Yumbe, Uganda, 13 February 2020 (F2A)- The Uganda Joint Christian Council (UJCC) and Muslim Centre for Justice and Law (MCJL) has trained hundreds of young men and women whom it uses to promote interfaith relations and peaceful coexistence between Muslims and Christians in Yumbe district. One of those young men is Ozama Alex from Yumbe Township sub-county. Like many other young men and women from his home area, Ozama dropped from school and was not in formal employment. He had also internalised the prevailing negative stereotypes and prejudices against ‘others’ in Yumbe.
Before the UJCC and MCJL contacted him, he did not know about peaceful coexistence, interfaith relations or community dialogues. “I had not heard of community dialogues before the UJCC/MCJL approached. I heard of them for the first time when they selected me and I attended their training in Moyo Multipurpose Hall,” Ozama explained.
The UJCC/MCJL involved Ozama in the project as one of the youth who formed the core of the Community Own Resource Persons (CORPs). He was among the young men and women from both Muslim and Christian faiths whom the project equipped with information and skills in inter-cultural communication, negotiation, interfaith relations and cooperation, and peaceful coexistence. His role as a CORPs member was to reach out to the youth and members of the communities in the villages, mosques and Christian churches and parishes in Yumbe sub-county.
“I left the training a changed person,” he reported. “I had acquired new skills of leadership on dialogue promotion, interfaith relations, formation of groups for community savings for financial support and community development.” By August 2019, Ozama and his CORPs team had reached 4380 young men and women in all villages around Yumbe Township.
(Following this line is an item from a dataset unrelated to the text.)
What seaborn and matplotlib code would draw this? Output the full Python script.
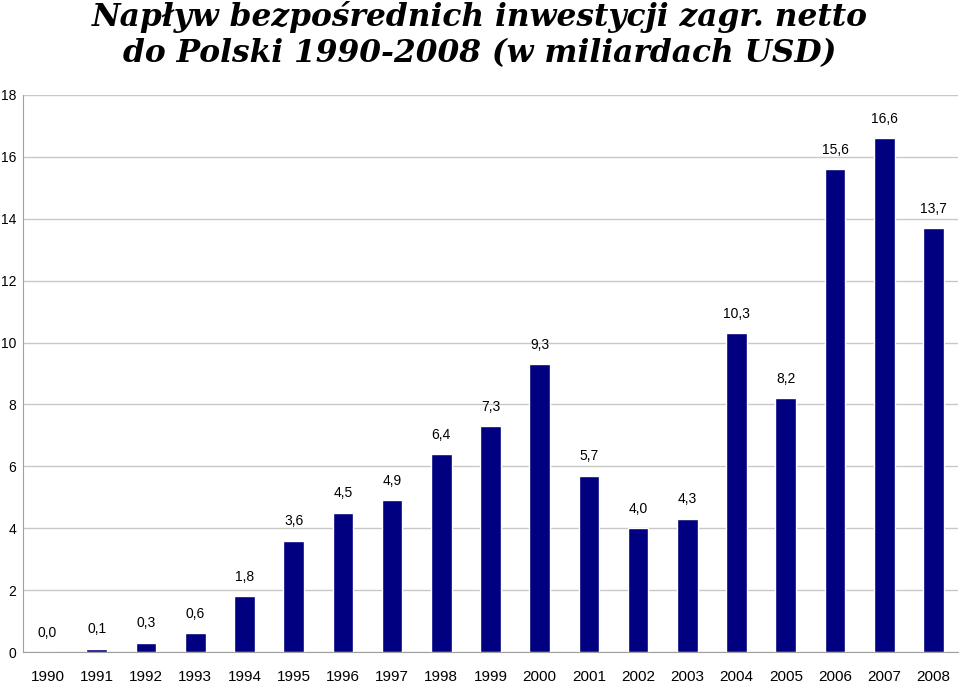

Additionally, his work as a member of CORPs team exposed to him various ways in which he could earn an income and opened to him the different ways of changing his social and physical environments.
Due to the work of Ozama and his CORPs team, there were notable improvements in interfaith relations in Yumbe Township by the end of December 2019. Further, those reached by the team had started forming savings groups so as to improve their economic statuses. Among the changes which Ozama reported are the following.
- Relations between Muslims and Christians had improved and youth from both faiths had started teaming up in small savings groups.
- Those trained together by the UJCC/MCJL project had started working together as leaders in the community.
- Those trained by the UJCC/MCJL project has started initiating community dialogues even after the end of the project with a view to sustaining the achieved interfaith relations and peaceful coexistence.
- Some of those that the project trained had been able to secure jobs with other INGOs and NGOs working in the area on issues of peacebuilding because the project gave them the necessary skills and experience.
- The trained youth and those reached by CORPs formed sports teams and did friendly sports. Such sports improved the overall environment of interfaith relations and peaceful coexistence in the district.
The Faith to Action Network has been supporting UJCC and MCJL through a small grant and continuous technical assistance, which covers program management, financial management, monitoring & evaluation, and assessment of outcomes and impact. The F2A Network has also been supporting both partners on documentation of lessons learned and best practices and generation of additional research themes from the impacts. The F2A is funded by the European Union (EU) and administered to the partners under a project known as Communities Richer in Diversity (CRID). Other F2A partners in the EU funded project are Council of Anglican Provinces of Africa (CAPA), the African Council of Religious Leaders (ACRL) and the All Africa Conference of Churches (AACC).